Wallflowers (Cheiranthus).

This is a good biennial to start with, because every seed comes up and comes quickly. Sow thinly on a partly shaded patch of ground, and prick out when the seedlings have four good leaves. Do this on a showery day, if possible, and plant in rows ten inches apart each way. It is important to sow your seed early in the spring, because where the winter is severe the plants should be in their permanent quarters by May or June. If you transplant them late in the autumn, they suffer greatly from frost. In London market-gardens the seed is sown early in February; the plants are put out in May, and by Christmas are in flower. A seedling Wallflower has a tap-root as well as fibrous roots, and this is why the seedling should be pricked out once before it is transplanted to its permanent quarters. If you left it where it was sown it would send down a great root like a carrot, and then when you tried to move the plant you would kill it.
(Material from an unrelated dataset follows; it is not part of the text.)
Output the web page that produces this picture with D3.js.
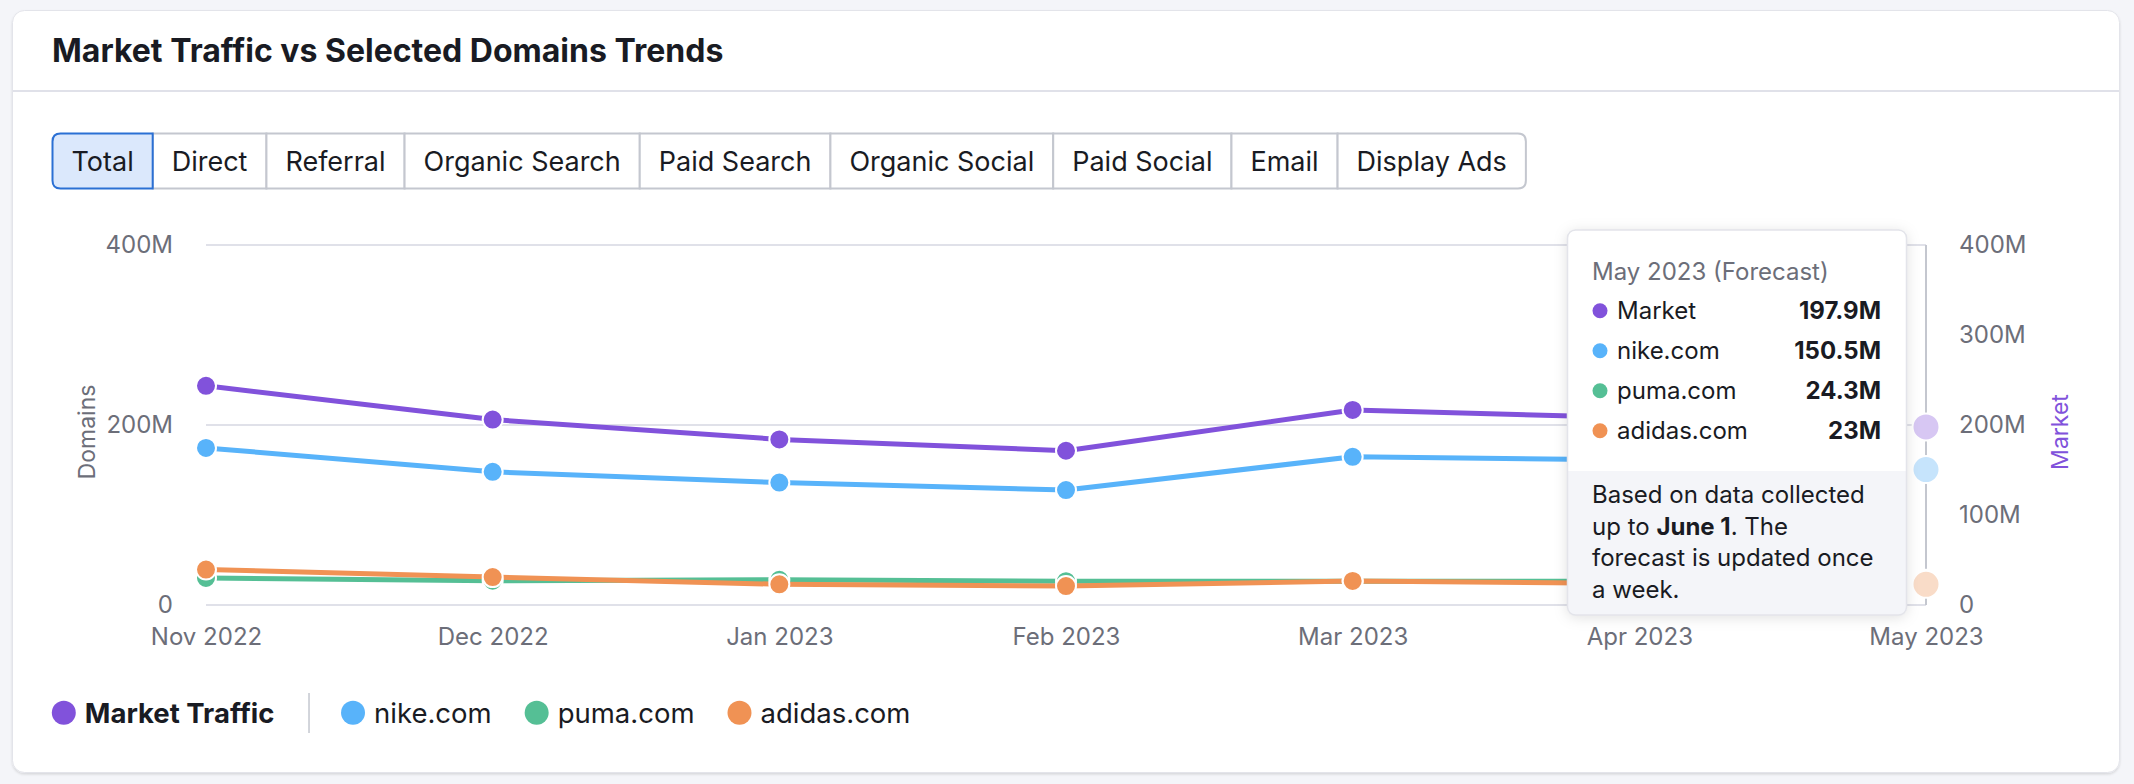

Many gardeners pinch off the tap-root when they prick out, and then the Wallflower makes fibrous roots that can be safely transplanted. Mr. Robinson says that a well-grown Wallflower in a London market-garden could not be covered by a bushel basket, so now you know what size your plants ought to be, and how many you will have room for in your border. If you buy them ready-made late in the autumn, you will probably find that each plant has two bare, lanky stalks, with a miserable little bunch of leaves at the top; and when a frost comes they will look so dejected that you will pull them up and throw them away.